WHAT YOU NEED TO DO: Shown below is a listing with pictures; reproduce exactly, and only, the lines between the ones containing "Output the web" and "30, 36, 43];", inclusive, leaving the pictures out.

RECORDS FOR THE TASK:

+ + + + + + +

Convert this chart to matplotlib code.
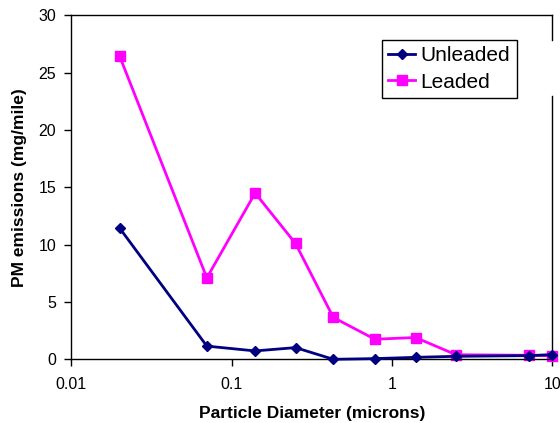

+ + + + + + +

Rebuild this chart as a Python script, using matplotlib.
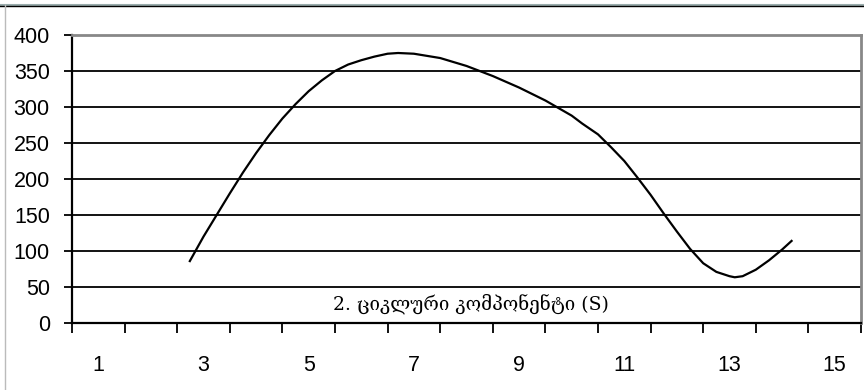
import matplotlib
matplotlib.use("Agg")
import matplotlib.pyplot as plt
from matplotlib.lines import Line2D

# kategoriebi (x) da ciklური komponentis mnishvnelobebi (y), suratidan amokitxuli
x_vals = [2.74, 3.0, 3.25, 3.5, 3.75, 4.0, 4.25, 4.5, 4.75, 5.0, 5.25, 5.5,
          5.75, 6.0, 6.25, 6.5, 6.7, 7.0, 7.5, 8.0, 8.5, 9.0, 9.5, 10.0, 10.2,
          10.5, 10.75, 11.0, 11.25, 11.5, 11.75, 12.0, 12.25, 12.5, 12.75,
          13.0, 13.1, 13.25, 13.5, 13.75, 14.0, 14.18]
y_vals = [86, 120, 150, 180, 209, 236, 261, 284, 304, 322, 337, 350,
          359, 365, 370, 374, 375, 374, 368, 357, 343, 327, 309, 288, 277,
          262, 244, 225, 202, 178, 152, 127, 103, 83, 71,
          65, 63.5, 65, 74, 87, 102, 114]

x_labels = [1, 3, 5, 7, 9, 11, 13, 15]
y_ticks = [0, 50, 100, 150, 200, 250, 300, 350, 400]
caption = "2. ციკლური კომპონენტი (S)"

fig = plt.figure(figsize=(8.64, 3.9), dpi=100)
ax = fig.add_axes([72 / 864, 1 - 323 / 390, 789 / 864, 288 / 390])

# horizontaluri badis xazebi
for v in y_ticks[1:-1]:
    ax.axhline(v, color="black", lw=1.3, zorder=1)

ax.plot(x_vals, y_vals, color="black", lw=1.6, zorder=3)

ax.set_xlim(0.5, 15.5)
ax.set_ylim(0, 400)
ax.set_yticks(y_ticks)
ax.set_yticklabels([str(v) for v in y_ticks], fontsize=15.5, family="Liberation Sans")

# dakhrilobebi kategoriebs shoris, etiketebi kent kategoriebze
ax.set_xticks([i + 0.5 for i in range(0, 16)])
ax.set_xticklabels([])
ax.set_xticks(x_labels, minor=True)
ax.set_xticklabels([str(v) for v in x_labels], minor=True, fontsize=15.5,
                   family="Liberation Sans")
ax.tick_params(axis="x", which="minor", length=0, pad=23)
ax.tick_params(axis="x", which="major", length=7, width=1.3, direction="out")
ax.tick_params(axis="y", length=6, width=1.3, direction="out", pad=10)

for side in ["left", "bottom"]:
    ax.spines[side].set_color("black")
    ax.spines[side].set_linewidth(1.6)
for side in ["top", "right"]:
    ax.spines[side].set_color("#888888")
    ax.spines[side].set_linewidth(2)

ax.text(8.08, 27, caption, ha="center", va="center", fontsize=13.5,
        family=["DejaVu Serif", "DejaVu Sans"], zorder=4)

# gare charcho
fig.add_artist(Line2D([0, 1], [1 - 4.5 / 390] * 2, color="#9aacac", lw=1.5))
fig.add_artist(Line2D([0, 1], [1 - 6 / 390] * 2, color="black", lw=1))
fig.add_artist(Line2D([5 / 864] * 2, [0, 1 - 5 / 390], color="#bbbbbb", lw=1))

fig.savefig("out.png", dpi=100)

+ + + + + + +

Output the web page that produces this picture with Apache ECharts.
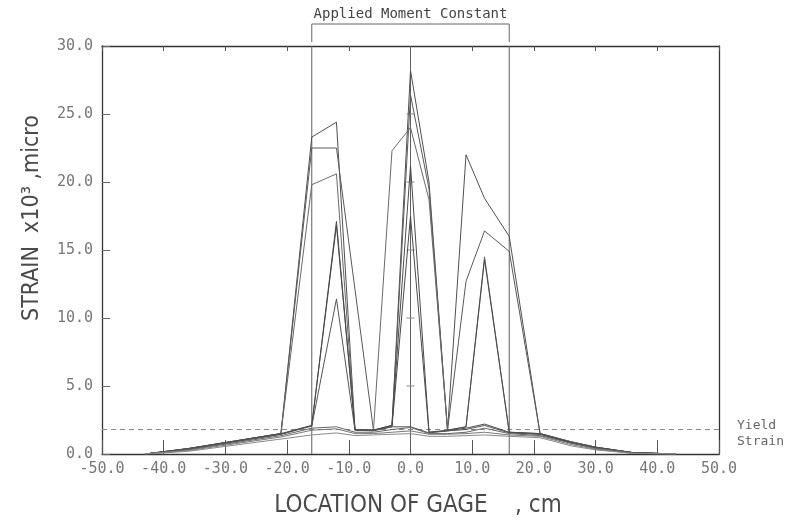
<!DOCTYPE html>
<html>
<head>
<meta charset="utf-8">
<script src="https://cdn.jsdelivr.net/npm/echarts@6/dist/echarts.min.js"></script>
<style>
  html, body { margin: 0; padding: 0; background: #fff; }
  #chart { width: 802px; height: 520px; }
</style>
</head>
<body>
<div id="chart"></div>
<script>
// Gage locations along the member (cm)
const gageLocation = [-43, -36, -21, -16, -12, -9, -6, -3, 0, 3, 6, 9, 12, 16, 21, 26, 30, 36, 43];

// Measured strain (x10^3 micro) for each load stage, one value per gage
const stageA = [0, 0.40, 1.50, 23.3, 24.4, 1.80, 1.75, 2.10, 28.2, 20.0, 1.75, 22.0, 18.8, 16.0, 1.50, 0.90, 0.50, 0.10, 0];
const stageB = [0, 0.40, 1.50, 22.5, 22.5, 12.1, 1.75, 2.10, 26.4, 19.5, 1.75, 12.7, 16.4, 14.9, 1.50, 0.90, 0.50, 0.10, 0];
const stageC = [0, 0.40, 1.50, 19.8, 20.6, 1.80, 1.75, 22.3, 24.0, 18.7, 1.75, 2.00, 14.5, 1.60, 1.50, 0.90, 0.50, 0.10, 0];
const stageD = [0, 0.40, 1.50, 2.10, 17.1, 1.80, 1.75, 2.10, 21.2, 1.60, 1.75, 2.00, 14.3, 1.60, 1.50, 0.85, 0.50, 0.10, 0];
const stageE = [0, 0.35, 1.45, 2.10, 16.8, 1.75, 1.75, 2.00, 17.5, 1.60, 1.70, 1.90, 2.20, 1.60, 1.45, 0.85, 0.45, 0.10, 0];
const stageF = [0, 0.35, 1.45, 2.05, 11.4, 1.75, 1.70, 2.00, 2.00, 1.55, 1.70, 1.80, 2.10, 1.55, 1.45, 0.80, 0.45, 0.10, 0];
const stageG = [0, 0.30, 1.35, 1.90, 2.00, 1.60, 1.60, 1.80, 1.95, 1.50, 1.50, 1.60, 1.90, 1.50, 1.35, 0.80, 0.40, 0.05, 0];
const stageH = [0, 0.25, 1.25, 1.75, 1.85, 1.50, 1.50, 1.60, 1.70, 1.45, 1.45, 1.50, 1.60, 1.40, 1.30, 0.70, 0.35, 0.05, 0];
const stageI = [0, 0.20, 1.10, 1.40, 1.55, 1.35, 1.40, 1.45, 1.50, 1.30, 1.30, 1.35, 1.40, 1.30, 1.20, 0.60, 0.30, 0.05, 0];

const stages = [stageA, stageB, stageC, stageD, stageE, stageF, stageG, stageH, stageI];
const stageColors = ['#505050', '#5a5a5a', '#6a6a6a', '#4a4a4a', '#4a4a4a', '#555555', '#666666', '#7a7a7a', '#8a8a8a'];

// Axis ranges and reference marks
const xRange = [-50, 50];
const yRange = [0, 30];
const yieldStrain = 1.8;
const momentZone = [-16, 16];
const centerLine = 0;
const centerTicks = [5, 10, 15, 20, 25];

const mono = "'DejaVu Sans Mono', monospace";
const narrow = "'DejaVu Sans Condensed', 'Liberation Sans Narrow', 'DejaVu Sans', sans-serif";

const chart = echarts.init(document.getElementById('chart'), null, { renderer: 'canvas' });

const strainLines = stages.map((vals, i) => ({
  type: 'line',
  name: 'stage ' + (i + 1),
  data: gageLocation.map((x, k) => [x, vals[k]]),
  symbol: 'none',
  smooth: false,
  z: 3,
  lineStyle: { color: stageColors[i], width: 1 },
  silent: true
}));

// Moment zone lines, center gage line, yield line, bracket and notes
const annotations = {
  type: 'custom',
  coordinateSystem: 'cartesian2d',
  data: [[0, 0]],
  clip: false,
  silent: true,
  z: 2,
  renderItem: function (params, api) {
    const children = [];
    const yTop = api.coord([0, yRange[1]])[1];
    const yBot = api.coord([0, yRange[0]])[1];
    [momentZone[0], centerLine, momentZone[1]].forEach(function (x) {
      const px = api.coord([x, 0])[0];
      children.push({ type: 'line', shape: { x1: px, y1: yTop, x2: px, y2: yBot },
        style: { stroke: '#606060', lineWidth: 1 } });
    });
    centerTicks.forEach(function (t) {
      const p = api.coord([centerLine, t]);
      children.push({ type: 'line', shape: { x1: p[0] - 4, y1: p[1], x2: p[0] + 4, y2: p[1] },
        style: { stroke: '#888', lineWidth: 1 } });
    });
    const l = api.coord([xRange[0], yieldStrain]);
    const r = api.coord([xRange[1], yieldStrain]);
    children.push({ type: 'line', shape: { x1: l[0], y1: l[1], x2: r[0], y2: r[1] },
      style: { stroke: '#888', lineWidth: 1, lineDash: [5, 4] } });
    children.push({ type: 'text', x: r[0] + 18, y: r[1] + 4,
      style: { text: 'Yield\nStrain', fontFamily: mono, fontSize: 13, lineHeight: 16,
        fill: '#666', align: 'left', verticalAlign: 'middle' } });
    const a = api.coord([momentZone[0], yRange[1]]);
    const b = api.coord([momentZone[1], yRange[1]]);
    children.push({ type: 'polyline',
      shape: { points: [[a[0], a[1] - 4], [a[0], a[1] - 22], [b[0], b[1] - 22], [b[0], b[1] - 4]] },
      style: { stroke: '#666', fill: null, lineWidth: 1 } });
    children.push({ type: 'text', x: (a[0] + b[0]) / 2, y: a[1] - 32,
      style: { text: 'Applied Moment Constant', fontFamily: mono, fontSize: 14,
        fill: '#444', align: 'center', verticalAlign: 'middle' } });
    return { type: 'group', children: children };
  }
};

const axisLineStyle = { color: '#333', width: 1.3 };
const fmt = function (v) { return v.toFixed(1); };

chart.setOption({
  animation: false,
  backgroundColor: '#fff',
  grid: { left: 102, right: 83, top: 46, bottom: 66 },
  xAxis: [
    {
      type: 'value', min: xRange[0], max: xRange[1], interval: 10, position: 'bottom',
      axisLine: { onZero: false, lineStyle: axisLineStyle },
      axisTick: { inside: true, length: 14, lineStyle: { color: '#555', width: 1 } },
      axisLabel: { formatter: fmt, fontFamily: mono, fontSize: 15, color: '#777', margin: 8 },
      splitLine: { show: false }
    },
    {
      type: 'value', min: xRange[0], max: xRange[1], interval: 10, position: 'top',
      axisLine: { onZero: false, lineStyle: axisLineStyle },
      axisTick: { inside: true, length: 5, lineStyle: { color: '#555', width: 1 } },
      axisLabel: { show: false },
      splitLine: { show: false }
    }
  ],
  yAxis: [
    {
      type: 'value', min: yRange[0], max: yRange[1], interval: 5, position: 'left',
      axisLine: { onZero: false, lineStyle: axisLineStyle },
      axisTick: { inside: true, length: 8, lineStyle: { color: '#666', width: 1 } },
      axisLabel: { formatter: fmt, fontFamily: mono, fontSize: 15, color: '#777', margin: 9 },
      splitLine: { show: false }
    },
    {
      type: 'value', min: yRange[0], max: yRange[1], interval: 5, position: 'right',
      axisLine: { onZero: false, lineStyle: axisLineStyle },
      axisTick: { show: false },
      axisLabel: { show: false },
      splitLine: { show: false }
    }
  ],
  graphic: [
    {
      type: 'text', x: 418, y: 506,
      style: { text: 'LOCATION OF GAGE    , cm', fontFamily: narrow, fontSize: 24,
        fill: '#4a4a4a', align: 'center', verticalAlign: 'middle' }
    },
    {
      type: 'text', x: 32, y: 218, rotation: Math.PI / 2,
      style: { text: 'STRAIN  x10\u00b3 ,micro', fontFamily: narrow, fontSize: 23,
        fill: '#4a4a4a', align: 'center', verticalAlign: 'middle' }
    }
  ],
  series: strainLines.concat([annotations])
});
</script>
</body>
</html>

+ + + + + + +

RESPONSE FOR THIS EXERCISE:
Output the web page that produces this picture with Apache ECharts.
<!DOCTYPE html>
<html>
<head>
<meta charset="utf-8">
<script src="https://cdn.jsdelivr.net/npm/echarts@6/dist/echarts.min.js"></script>
<style>
  html, body { margin: 0; padding: 0; background: #fff; }
  #chart { width: 802px; height: 520px; }
</style>
</head>
<body>
<div id="chart"></div>
<script>
// Gage locations along the member (cm)
const gageLocation = [-43, -36, -21, -16, -12, -9, -6, -3, 0, 3, 6, 9, 12, 16, 21, 26, 30, 36, 43];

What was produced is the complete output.